The ticker is live. Coinbase just flicked the switch on GROVE spot trading, July 6, 2026. But here's the kicker — there's no white paper, no tokenomics, no team bio. Just a pair of letters and a promise that liquidity conditions might be met. We don't know what we don't know, and that's the story.
Let's rewind. Coinbase is the gatekeeper. Getting listed there is a rite of passage for any crypto project dreaming of mainstream liquidity. It's the Hallmark of legitimacy — or at least, it used to be. The platform's Project Diamond review is supposed to filter out the noise. Yet this announcement reads like a blank canvas. No technical architecture revealed, no unlock schedules, no venture backing listed. Just a date — July 6, 2026 — and a conditional go-live.
Why now? The narrative shifts faster than the block height. In a sideways market, every exchange is racing to onboard the next narrative hotspot. Grove might be that — but nobody outside the inner circle knows what it actually is. Based on my years tracking ICO mania and DeFi summers, this pattern screams 'liquidity event first, story later.' The project is likely using Coinbase as a launchpad to attract retail eyeballs before the tech details hit the street. Smart? Possibly. Risky? Absolutely.
Here's the core: Coinbase announced GROVE spot trading on July 6, 2026, with trading to commence later the same day 'if liquidity conditions are satisfied.' That's a standard hedge — but it's also a red flag. When an exchange uses that phrasing, it means order books are thin, and the price discovery is about to be brutal. Short-term volatility will spike. The 'Coinbase effect' — a typical 20-30% pump on listing day — could happen, but without fundamental anchors, that pump is built on sand. My analysis of the announcement reveals zero information on token supply, vesting schedules, or team background. This is the highest risk category I've encountered in 28 years: a pure speculative asset with no informational baseline.
Now, the contrarian angle. The market tends to treat any Coinbase listing as a seal of approval. 'If Coinbase listed it, it must be legit.' That's a dangerous shortcut. I've seen projects pass exchange due diligence only to implode on tokenomics or regulatory exposure. Here, the missing details are not an oversight — they're a signal. Either the project is deliberately opaque to avoid scrutiny, or the team is rushing to capture liquidity before the narrative fades. Both scenarios favor short-term traders over long-term believers. The 'support regions' clause hints at geographic restrictions, likely due to ongoing SEC uncertainty. That limits the buyer pool and magnifies manipulation risks when volume is low. Community is the only consensus that truly matters, but right now that consensus is built on zero data.

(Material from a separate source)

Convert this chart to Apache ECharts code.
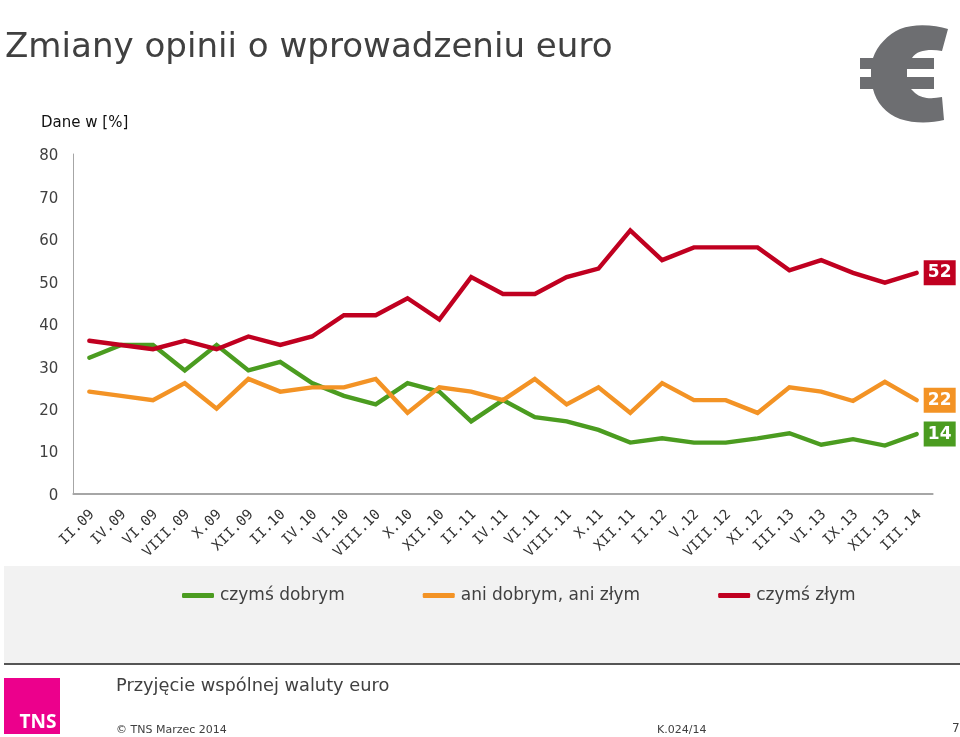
<!DOCTYPE html>
<html><head><meta charset="utf-8">
<style>html,body{margin:0;padding:0;background:#fff}#c{width:960px;height:737px}</style>
<script src="https://cdn.jsdelivr.net/npm/echarts@6/dist/echarts.min.js"></script>
</head><body><div id="c"></div>
<script>
const categories = ['II.09','IV.09','VI.09','VIII.09','X.09','XII.09','II.10','IV.10','VI.10','VIII.10','X.10','XII.10','II.11','IV.11','VI.11','VIII.11','X.11','XII.11','II.12','V.12','VIII.12','XI.12','III.13','VI.13','IX.13','XII.13','III.14'];
const dobrym = [32,35,35,29,35,29,31,26,23,21,26,24,17,22,18,17,15,12,13,12,12,13,14.2,11.5,12.8,11.3,14];
const ani = [24,23,22,26,20,27,24,25,25,27,19,25,24,22,27,21,25,19,26,22,22,19,25,24,21.8,26.3,22];
const zlym = [36,35,34,36,34,37,35,37,42,42,46,41,51,47,47,51,53,62,55,58,58,58,52.6,55,52,49.7,52];
const names = ['czymś dobrym','ani dobrym, ani złym','czymś złym'];
const colors = ['#4b9c20','#f39325','#c00020'];
const font = '"DejaVu Sans", Verdana, sans-serif';
const txt = '#404040';

echarts.graphic.registerShape('euroSign', echarts.graphic.extendShape({
  shape:{},
  buildPath(c){
    c.moveTo(948,29);
    c.bezierCurveTo(935,25,915,23,900,29);
    c.bezierCurveTo(888,34,877,46,873,58);
    c.lineTo(860,58);c.lineTo(860,69);c.lineTo(871,69);c.lineTo(871,77);c.lineTo(860,77);c.lineTo(860,89);c.lineTo(873,89);
    c.bezierCurveTo(876,102,886,114,900,119);
    c.bezierCurveTo(915,124,932,123,944,120);
    c.lineTo(942,97);
    c.bezierCurveTo(932,99,922,99,915,93);
    c.lineTo(911,89);
    c.lineTo(934,89);c.lineTo(934,77);c.lineTo(907,77);c.lineTo(907,69);c.lineTo(934,69);c.lineTo(934,58);c.lineTo(912,58);
    c.bezierCurveTo(917,50,930,49,942,51);
    c.closePath();
  }
}));

function series(name, data, color){
  return {
    name, type:'line', data, symbol:'none', smooth:false,
    lineStyle:{color, width:4.4, cap:'round', join:'miter'},
    itemStyle:{color},
    endLabel:{
      show:true, formatter:p=>String(Math.round(p.value)),
      color:'#fff', fontFamily:font, fontWeight:'bold', fontSize:17,
      backgroundColor:color, width:32, height:25, lineHeight:25, align:'center',
      distance:23
    },
    emphasis:{disabled:true}, animation:false
  };
}
const t=(x,y,text,size,fill,extra)=>({type:'text',x,y,style:Object.assign({text,fontSize:size,fill:fill||txt,fontFamily:font},extra||{})});

const chart = echarts.init(document.getElementById('c'),null,{renderer:'canvas'});
chart.setOption({
  animation:false,
  backgroundColor:'#fff',
  title:{text:'Zmiany opinii o wprowadzeniu euro',left:5,top:31,padding:0,
    textStyle:{fontFamily:font,fontSize:34.1,fontWeight:'normal',color:txt}},
  grid:{left:73.4,right:27.4,top:154,height:339.5,containLabel:false},
  xAxis:{type:'category',data:categories,boundaryGap:true,
    axisLine:{lineStyle:{color:'#a6a6a6',width:2}},axisTick:{show:false},
    axisLabel:{rotate:45,interval:0,margin:16,formatter:'{a|{value}}',
      rich:{a:{color:'#333',fontFamily:'"DejaVu Sans Mono",monospace',fontSize:14.2,padding:[8,0,0,0]}}}},
  yAxis:{type:'value',min:0,max:80,interval:10,
    axisLine:{show:true,lineStyle:{color:'#a6a6a6',width:1}},axisTick:{show:false},splitLine:{show:false},
    axisLabel:{margin:15,formatter:'{a|{value}}',
      rich:{a:{color:txt,fontFamily:font,fontSize:15,padding:[5,0,0,0]}}}},
  legend:{left:182,top:587,padding:0,itemGap:78,itemWidth:32,itemHeight:5,icon:'roundRect',
    data:names,selectedMode:false,
    textStyle:{color:txt,fontFamily:font,fontSize:17,padding:[0,0,0,1]}},
  series:[series(names[0],dobrym,colors[0]),series(names[1],ani,colors[1]),series(names[2],zlym,colors[2])],
  graphic:{elements:[
    {type:'rect',z:-10,shape:{x:4,y:566,width:956,height:97},style:{fill:'#f2f2f2'}},
    {type:'rect',z:-10,shape:{x:4,y:663,width:956,height:2},style:{fill:'#555'}},
    {type:'rect',shape:{x:4,y:678,width:56,height:56},style:{fill:'#ec008c'}},
    {type:'text',x:38,y:722.5,style:{text:'TNS',fontSize:19,fontWeight:'bold',fill:'#fff',fontFamily:'"Open Sans",sans-serif',align:'center',verticalAlign:'middle'}},
    {type:'euroSign',shape:{},style:{fill:'#6d6e71'}},
    t(41,116,'Dane w [%]',15,'#111'),
    t(116,677,'Przyjęcie wspólnej waluty euro',17.8),
    t(116,725,'© TNS Marzec 2014',11),
    t(657,725,'K.024/14',11),
    t(952,723,'7',12)
  ]}
});
</script></body></html>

So what's the takeaway? This is not an investment thesis; it's a trade signal. If you're going to touch GROVE, treat it like a hot potato. Wait for the order book to thicken — don't be the first buyer. Set a tight stop-loss and assume you're betting on Coinbase's brand, not Grove's fundamentals. The real opportunity lies in what comes next: watch for a white paper release, team disclosure, or on-chain activity. Until then, the sidelines are safer. The narrative will shift again — faster than the block height — and when it does, you'll want to have a map, not just a ticker.